Yüce Allah’ın Şu Kavli: “Öyleyse biz onu okuduğumuz vakit sen onun kıraatine uy” (Âyet: 18).
İbn Abbâs şöyle demiştir: “Okuduğumuz vakit”, “Onu beyân ettiğimiz vakit”; “Sen ona uy”, “Onunla amel et” demektir.
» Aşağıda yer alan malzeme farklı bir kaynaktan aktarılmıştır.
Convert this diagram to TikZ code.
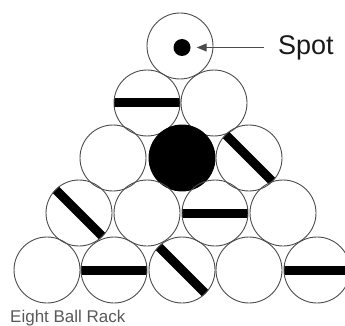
\documentclass[tikz,border=0pt]{standalone}
\usepackage{fontspec}
\setmainfont{Liberation Sans}
\usetikzlibrary{arrows.meta}
\tikzset{
  ball/.style={circle, draw=black!70, line width=0.9pt, minimum size=66pt, inner sep=0pt},
  hball/.style={ball, path picture={\draw[draw=black, line width=9pt] (path picture bounding box.west) -- (path picture bounding box.east);}},
  dball/.style={ball, path picture={\draw[draw=black, line width=9pt] (path picture bounding box.north west) -- (path picture bounding box.south east);}},
  eightball/.style={ball, fill=black, draw=black},
  spotdot/.style={circle, fill=black, minimum size=17pt, inner sep=0pt},
  lbl/.style={font=\fontsize{27}{32}\selectfont, text=black!90, inner sep=0pt},
  caption/.style={font=\fontsize{17}{20}\selectfont, text=black!65, inner sep=0pt},
  pointer/.style={draw=black!70, line width=1pt, -{Triangle[length=10pt,width=8pt]}}
}
\begin{document}
\begin{tikzpicture}[x=1pt, y=-1pt]
\useasboundingbox (0,0) rectangle (345,326);
% row 1
\node[ball] (b1) at (180,46) {};
\node[spotdot] (spot) at (182,47.5) {};
% row 2
\node[hball] (b2) at (147,103) {};
\node[ball] (b3) at (214,103) {};
% row 3
\node[ball] (b4) at (113,158) {};
\node[eightball] (b5) at (182,158) {};
\node[dball] (b6) at (249,158) {};
% row 4
\node[dball] (b7) at (79,213) {};
\node[ball] (b8) at (147,213) {};
\node[hball] (b9) at (215,213) {};
\node[ball] (b10) at (283,213) {};
% row 5
\node[ball] (b11) at (47,270) {};
\node[hball] (b12) at (114,270) {};
\node[dball] (b13) at (182,270) {};
\node[ball] (b14) at (249,270) {};
\node[hball] (b15) at (317,270) {};
% labels
\node[lbl, anchor=base west] (spotlbl) at (278,55) {Spot};
\draw[pointer, shorten <=14pt, shorten >=6pt] (spotlbl.west |- spot) -- (spot.east);
\node[caption, anchor=base west] (cap) at (10,322) {Eight Ball Rack};
\end{tikzpicture}
\end{document}
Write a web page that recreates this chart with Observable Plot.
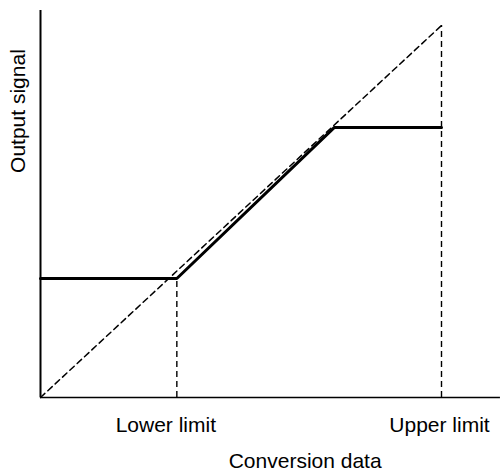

4978- Bize Kuteybe ibn Saîd tahdîs etti. Bize Cerîr ibn Abdilhamîd, Mûsâ ibn EbîÂişe’den; o da Saîd ibn Cubeyr’den tahdîs etti ki, “Lisânını onunla depretme” kavli hakkında İbn Abbâs şöyle demiştir:
— Rasûlüllah (sallallahü aleyhi ve sellem), Cibril vahiyle indiği zamanlarda, vahy sebebiyle dilini ve dudaklarını hareket ettirmesi nev’inden bir hâlde olurdu. Böyle vahy inmesi haleti kendisine şiddetli olurdu. Vahy inmesi hâletindeki bu şiddetli oluş, kendisinden tanınır, bilinirdi. İşte kendisine olan bu şiddet sebebiyle Allah “Lâ uksimubi-yevmi’l-kıyâme” Sûresi’ndeki “Onu acele etmen için dilini onunla depretme. Onu toplamak ve onu okutmak, şübhesiz bize âiddir” âyetlerini indirdi. “Cem’ahu”: Onun senin göğsünde toplamamız bize âiddir, onu okutmak da bize âiddir. “Biz onu okuduğumuz vakit sen onun okunuşuna uy”: Biz onu indirdiğimiz zaman sen onu iyi dinle, “Sonra onu beyân etmek de hakîket bize âiddir”: Onu senin dilinle açıklamamız bize âiddir, buyurdu.
İbn Abbâs:
— Artık Cibrîl O’na geldiği zaman susar, Cibril gittiği zaman da getirdiği vahyi Allah’ın kendisine va’d ettiği gibi okur oldu
“Sana yaklaşsın, çünkü lâyıksın. Yine sana yaklaşsın, çünkü lâyıksın” (Âyet: 34-35); buradaki “Evlâ leke fe-evlâ”, bir tehdîddir.